Am I hiding behind my abilities and underneath I am joyless, I am always feeling slighted, I am impatient, I am irritable, I do keep a record of wrongs, I do give up...?

Second thing… it is not just being GOOD. I can be good, but gain nothing. What we really need is not talents, what we need is moral virtuous behavior. This list unites the liberal and the conservative type person. Give to the poor… die for the faith.

Paul is going deep, and pointing out the virtue lists are still not down to the heart level. They can be done for two very different heart motives. You can be committed and still be nothing.

GAIN nothing. Gain = to count. You can do it all, and you still don’t merit, or earn, anything. You can DO all these things without being loving. If you do behaviorally loving things, to get a sense of worth, they are worthless. They don’t please God and they don’t help anyone else.

Love – to serve other people instead of yourself. If the reason you are kind to someone, even an incredibly generous person, is to count, to know others will see me as kind, to know that now God will love me… it is about YOU, not others. You are being loving without love.

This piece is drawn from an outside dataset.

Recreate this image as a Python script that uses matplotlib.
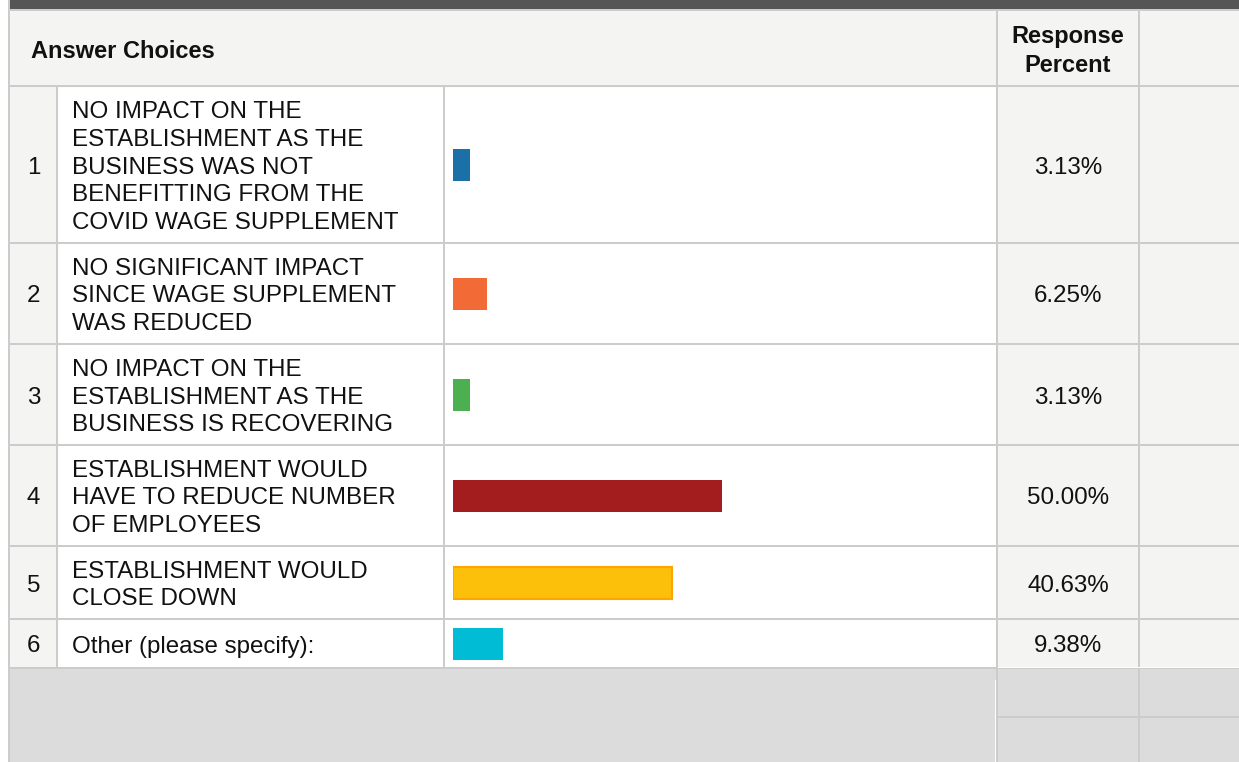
import matplotlib
matplotlib.use("Agg")
import matplotlib.pyplot as plt
from matplotlib.patches import Rectangle

choices = [
    "NO IMPACT ON THE\nESTABLISHMENT AS THE\nBUSINESS WAS NOT\nBENEFITTING FROM THE\nCOVID WAGE SUPPLEMENT",
    "NO SIGNIFICANT IMPACT\nSINCE WAGE SUPPLEMENT\nWAS REDUCED",
    "NO IMPACT ON THE\nESTABLISHMENT AS THE\nBUSINESS IS RECOVERING",
    "ESTABLISHMENT WOULD\nHAVE TO REDUCE NUMBER\nOF EMPLOYEES",
    "ESTABLISHMENT WOULD\nCLOSE DOWN",
    "Other (please specify):",
]
percents = [3.13, 6.25, 3.13, 50.00, 40.63, 9.38]
bar_colors = ["#1b70a7", "#f26b36", "#4caf50", "#a31c1e", "#fdc00a", "#00bcd4"]
bar_edges = ["none", "none", "none", "none", "#ffa500", "none"]

# table layout in pixels
W, H = 1239, 762
row_edges = [86, 243, 344, 445, 546, 619, 668]
col_num = (10, 57)
col_text = 57
col_bar = 444
col_pct = 997
col_last = 1139
grid = "#cccccc"
light = "#f4f4f3"
text_color = "#111111"
fs = 17.4
dy = 3  # nudge text down so caps sit centred
font = "Liberation Sans"

plt.rcParams["font.family"] = [font, "DejaVu Sans"]

fig = plt.figure(figsize=(W / 100, H / 100), dpi=100)
ax = fig.add_axes([0, 0, 1, 1])
ax.set_xlim(0, W)
ax.set_ylim(H, 0)
ax.axis("off")

lw = 2 * 72 / 100

# backgrounds
ax.add_patch(Rectangle((0, 0), W, H, color="white", zorder=0))
ax.add_patch(Rectangle((10, 0), W - 10, 10, color="#555555", zorder=1))
ax.add_patch(Rectangle((10, 10), W - 10, row_edges[0] - 10, color=light, zorder=1))
ax.add_patch(Rectangle((col_num[0], row_edges[0]), col_num[1] - col_num[0],
                       row_edges[-1] - row_edges[0], color=light, zorder=1))
ax.add_patch(Rectangle((col_pct, row_edges[0]), W - col_pct,
                       row_edges[-1] - row_edges[0], color=light, zorder=1))
ax.add_patch(Rectangle((10, row_edges[-1]), W - 10, H - row_edges[-1], color="#dcdcdc", zorder=1))

# grid lines
ax.plot([9, 9], [0, H], color=grid, lw=lw, zorder=3)
ax.plot([10, W], [10, 10], color=grid, lw=lw, zorder=3)
for y in row_edges:
    ax.plot([10, W], [y, y], color=grid, lw=lw, zorder=3)
for x in [col_num[1], col_bar]:
    ax.plot([x, x], [row_edges[0], row_edges[-1]], color=grid, lw=lw, zorder=3)
for x in [col_pct, col_last]:
    ax.plot([x, x], [10, H], color=grid, lw=lw, zorder=3)
ax.plot([col_pct, W], [717, 717], color=grid, lw=lw, zorder=3)
ax.plot([col_pct + 1, W], [666.5, 666.5], color="white", lw=0.7, zorder=3)
ax.plot([995, 995], [680, H], color="white", lw=0.7, zorder=3)

# header
ax.text(31, 48 + dy, "Answer Choices", fontsize=17, fontweight="bold",
        color=text_color, va="center", ha="left", zorder=4)
ax.text((col_pct + col_last) / 2, 48 + dy, "Response\nPercent", fontsize=17, fontweight="bold",
        color=text_color, va="center", ha="center", linespacing=1.3, zorder=4)

# rows
centers = [(row_edges[i] + row_edges[i + 1]) / 2 for i in range(len(choices))]
for i in range(len(choices)):
    yc = centers[i] + dy
    ax.text((col_num[0] + col_num[1]) / 2, yc, str(i + 1), fontsize=fs,
            color=text_color, va="center", ha="center", zorder=4)
    ax.text(72, yc, choices[i], fontsize=fs, color=text_color,
            va="center", ha="left", linespacing=1.33, zorder=4)
    ax.text((col_pct + col_last) / 2, yc, f"{percents[i]:.2f}%", fontsize=fs,
            color=text_color, va="center", ha="center", zorder=4)

# bars on their own percent scale
ax_bar = fig.add_axes([453 / W, 0, 538 / W, 1])
ax_bar.set_xlim(0, 100)
ax_bar.set_ylim(H, 0)
ax_bar.axis("off")
ax_bar.patch.set_alpha(0)
ax_bar.barh(centers, percents, height=32, color=bar_colors,
            edgecolor=bar_edges, linewidth=1.5, align="center")

fig.savefig("out.png", dpi=100)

How do you know this is really about you? 2 things the text tells us – a. This list. It is more subtle, below the rules. This is how you are with people in private. Are you impatient? Do you get irritable? Are you harsh? Are you vain? Are you self-centered? Are you driven? Are you always getting your feelings hurt? b. There is a loveless service; the final test is the last verse. Real love doesn’t give up, doesn’t fall down. The way you’ll know is when an amazing loving relationship is over, it turns to disdain almost immediately. When the whole relationship was about you, and not the other person. It wasn’t love at all.

Not gifted, not good, it is about BEING GRACED. First, inner character comes from a completely different way to approach God. “Gong and cymbal…”, Paul is talking about temple worship. It was a spectacle, epic pageantry. God or gods had be attracted and merited. Paul is saying it is possible to get into the church and DO all the right things and still worship like a PAGAN. “Look I count… look at me don’t you want to bless me.” You can be very christiany and not become a Christian. To get so wrapped up in it, and not see that how fundamentally different Christianity is from every other religion in the way you approach God.

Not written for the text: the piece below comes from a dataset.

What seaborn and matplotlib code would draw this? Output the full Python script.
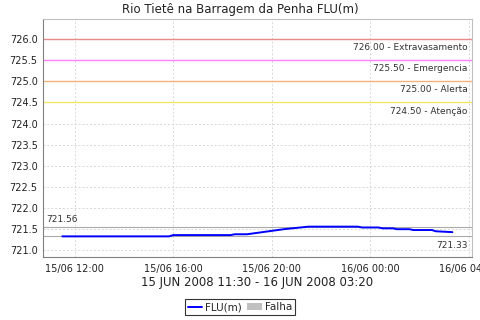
import matplotlib
matplotlib.use("Agg")
import matplotlib.pyplot as plt
import matplotlib.dates as mdates
from matplotlib.lines import Line2D
from matplotlib.patches import Patch
import seaborn as sns
import pandas as pd

times = ["2008-06-15 11:30", "2008-06-15 12:00", "2008-06-15 13:00", "2008-06-15 14:00",
         "2008-06-15 15:00", "2008-06-15 15:50", "2008-06-15 16:00", "2008-06-15 17:00",
         "2008-06-15 18:00", "2008-06-15 18:20", "2008-06-15 18:30", "2008-06-15 19:00",
         "2008-06-15 19:30", "2008-06-15 20:00", "2008-06-15 20:30", "2008-06-15 21:00",
         "2008-06-15 21:30", "2008-06-15 22:00", "2008-06-15 23:00", "2008-06-15 23:30",
         "2008-06-15 23:40", "2008-06-16 00:20", "2008-06-16 00:30", "2008-06-16 00:55",
         "2008-06-16 01:05", "2008-06-16 01:35", "2008-06-16 01:45", "2008-06-16 02:30",
         "2008-06-16 02:40", "2008-06-16 03:00", "2008-06-16 03:20"]
values = [721.33, 721.33, 721.33, 721.33,
          721.33, 721.33, 721.36, 721.36,
          721.36, 721.36, 721.38, 721.38,
          721.42, 721.46, 721.50, 721.53,
          721.56, 721.56, 721.56, 721.56,
          721.54, 721.54, 721.52, 721.52,
          721.50, 721.50, 721.48, 721.48,
          721.45, 721.44, 721.43]

thresh_values = [726.00, 725.50, 725.00, 724.50]
thresh_labels = ["726.00 - Extravasamento", "725.50 - Emergencia", "725.00 - Alerta", "724.50 - Atenção"]
thresh_colors = ["#E88A8A", "#FF7FFF", "#F4B27A", "#F2E66A"]

title = "Rio Tietê na Barragem da Penha FLU(m)"
xlabel = "15 JUN 2008 11:30 - 16 JUN 2008 03:20"

df = pd.DataFrame({"time": pd.to_datetime(times), "FLU(m)": values})

sns.set_style("white")
plt.rcParams["font.family"] = ["DejaVu Sans"]

fig = plt.figure(figsize=(4.8, 3.2), dpi=100)
ax = fig.add_axes([0.090, 0.198, 0.893, 0.742])

ax.grid(True, color="#D8D8D8", linestyle=(0, (2, 2)), linewidth=0.7)
ax.set_axisbelow(True)

for v, lab, c in zip(thresh_values, thresh_labels, thresh_colors):
    ax.axhline(v, color=c, linewidth=1.0, zorder=2)
    ax.annotate(lab, xy=(1, v), xycoords=("axes fraction", "data"),
                xytext=(-3, -3), textcoords="offset points", ha="right", va="top",
                fontsize=6.5, color="#333333")

vmax = max(values)
vmin = min(values)
ax.axhline(vmax, color="#AAAAAA", linewidth=0.8, zorder=2)
ax.axhline(vmin, color="#AAAAAA", linewidth=0.8, zorder=2)
ax.annotate(f"{vmax:.2f}", xy=(0, vmax), xycoords=("axes fraction", "data"),
            xytext=(2, 2), textcoords="offset points", ha="left", va="bottom",
            fontsize=6.5, color="#333333")
ax.annotate(f"{vmin:.2f}", xy=(1, vmin), xycoords=("axes fraction", "data"),
            xytext=(-3, -3), textcoords="offset points", ha="right", va="top",
            fontsize=6.5, color="#333333")

sns.lineplot(data=df, x="time", y="FLU(m)", ax=ax, color="#0000FF", linewidth=1.4, zorder=3)

t0 = df["time"].min()
t1 = df["time"].max()
span = t1 - t0
ax.set_xlim(t0 - span * 0.049, t1 + span * 0.05)
ax.set_ylim(720.85, 726.47)
ax.set_yticks([721.0 + 0.5 * i for i in range(11)])
ax.yaxis.set_major_formatter(matplotlib.ticker.FormatStrFormatter("%.1f"))
ax.xaxis.set_major_locator(mdates.HourLocator(byhour=[0, 4, 8, 12, 16, 20]))
ax.xaxis.set_major_formatter(mdates.DateFormatter("%d/%m %H:%M"))

ax.tick_params(axis="both", labelsize=7, length=2, width=0.6, color="#808080",
               direction="out", pad=2, labelcolor="#222222")
ax.tick_params(axis="x", pad=3)
for lab in ax.get_xticklabels():
    lab.set_ha("center")

ax.spines["left"].set_color("#808080")
ax.spines["bottom"].set_color("#808080")
ax.spines["top"].set_color("#C0C0C0")
ax.spines["right"].set_color("#C0C0C0")
for s in ax.spines.values():
    s.set_linewidth(0.8)
    s.set_visible(True)

ax.set_ylabel("")
ax.set_xlabel(xlabel, fontsize=8.5, labelpad=2, color="#222222")
fig.text(0.5, 0.970, title, fontsize=8.5, ha="center", va="center", color="#222222")

handles = [Line2D([0], [0], color="#0000FF", linewidth=1.4),
           Patch(facecolor="#C0C0C0", edgecolor="none")]
leg = fig.legend(handles, ["FLU(m)", "Falha"], loc="center", bbox_to_anchor=(0.5, 0.04),
                 ncol=2, fontsize=7.5, frameon=True, fancybox=False,
                 handlelength=1.4, handletextpad=0.3, columnspacing=0.5,
                 borderpad=0.3, borderaxespad=0)
leg.get_frame().set_edgecolor("black")
leg.get_frame().set_linewidth(0.8)

fig.savefig("out.png", dpi=100)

The implication is you are supposed to know you count with God before you do it. Not out there meeting some inner vacuum you have, but a response to fullness, not emptiness. How do you do it? In almost every English translation, the words in v4-7 are adjectives, but it is really a set of verbs. Paul is strikingly personifying love. This translation is better - “Love suffers a long time with patience. Love shows kindness. Love does not burn with envy. It does not get inflated with its own importance. It is never rude and ill mannered. Rather love joyfully celebrates truth, gives all kinds of support, never loses faith, never exhausts hope, love never gives up.” Paul is deliberately not giving a set of rules; he is giving us a person who is love. Two reasons for doing this: 1. You will never be a loving person if you see it as a list of rules that you have to breathe life into. It is a living active power that has to get a hold of you and breathe life into you. 2. He is thinking of somebody specifically. In the context of the whole book of Corinthians, he is telling them they are forgetting the cross. How can they fight and bicker with each other in light of the cross? How can you be so emotionally needy if you remember the cross?

Where is the ultimate example of suffering patiently? Where do see you the ultimate example of not keeping a record of wrongs? Where do you see the ultimate example of love never giving up? Jesus, by enduring the cross, put his happiness into your joy. It is a love that has been done to you and for you FIRST.

Jonathan Edwards’ definition of love – love is putting your happiness in the happiness of others. When you put your happiness in the happiness of others, so their happiness is the only happiness you have. It’s the other person’s joy that is your joy. There is no other joy. You can’t produce that, but you can pass it along, when you realize you have already gotten it from somebody else.

You have to change your entire approach to God and see the ultimate source of love is Jesus dying on the cross.